Prevenzione: configurare correttamente è cruciale

I responsabili DevOps devono adottare buone pratiche di sicurezza per proteggere queste tecnologie:

  • Nomad: attivare le ACL e limitare l’accesso alle API.
  • Consul: disabilitare gli script nei check (enable-script-checks=false) e legare le API solo all’indirizzo localhost.
  • Docker: evitare assolutamente il binding a 0.0.0.0, riservando l’accesso locale al socket Unix.
  • Gitea: aggiornare alle ultime versioni, disabilitare git hook per default e assicurarsi che l’installazione sia bloccata (INSTALL_LOCK=true).

Il ruolo delle piattaforme di sicurezza: da Wiz al monitoraggio runtime

Soluzioni come Wiz possono scansionare in modo continuo l’ambiente cloud, rilevando:

  • esposizioni pubbliche di Nomad, Consul, Docker e Gitea;
  • configurazioni deboli;
  • container o VM che eseguono mining non autorizzato.

L’integrazione di sensori runtime permette anche di identificare in tempo reale comportamenti sospetti legati a cryptojacking, con detection specifiche per XMRig e altre varianti.
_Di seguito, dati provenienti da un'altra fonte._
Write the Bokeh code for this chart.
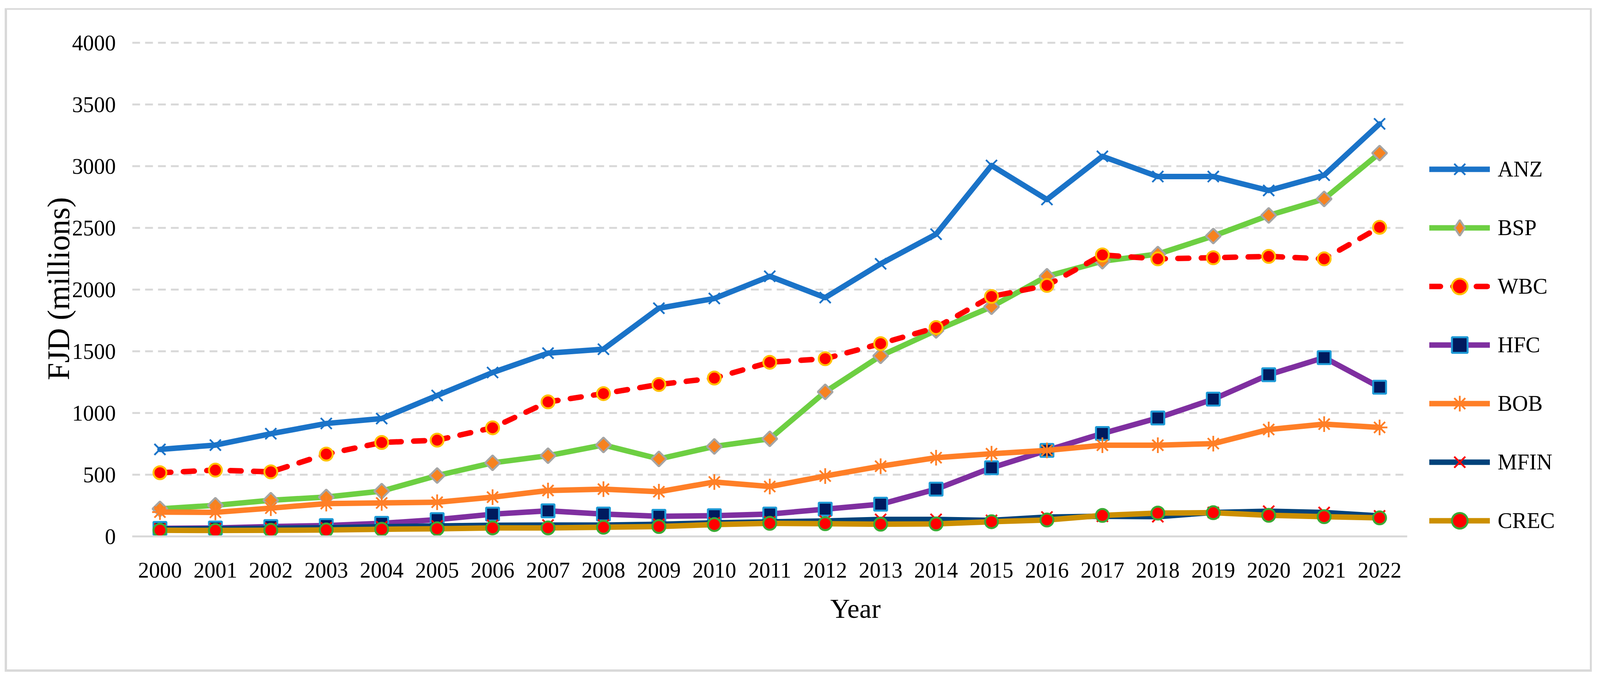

La campagna JINX-0132 rappresenta un’evoluzione significativa nel panorama del cryptojacking. L’approccio “living off open source”, l’uso di vettori tradizionali ma trascurati come Nomad e Consul, e la scalabilità dell’attacco su infrastrutture cloud dimostrano quanto sia importante una configurazione sicura, continua verifica delle esposizioni e aggiornamento delle piattaforme DevOps. La mancanza di payload personalizzati non implica minore pericolosità: al contrario, richiede nuove strategie difensive, basate su comportamento e contesto, piuttosto che su firme. Le aziende devono trattare le configurazioni DevOps con la stessa attenzione riservata alle applicazioni business-critical.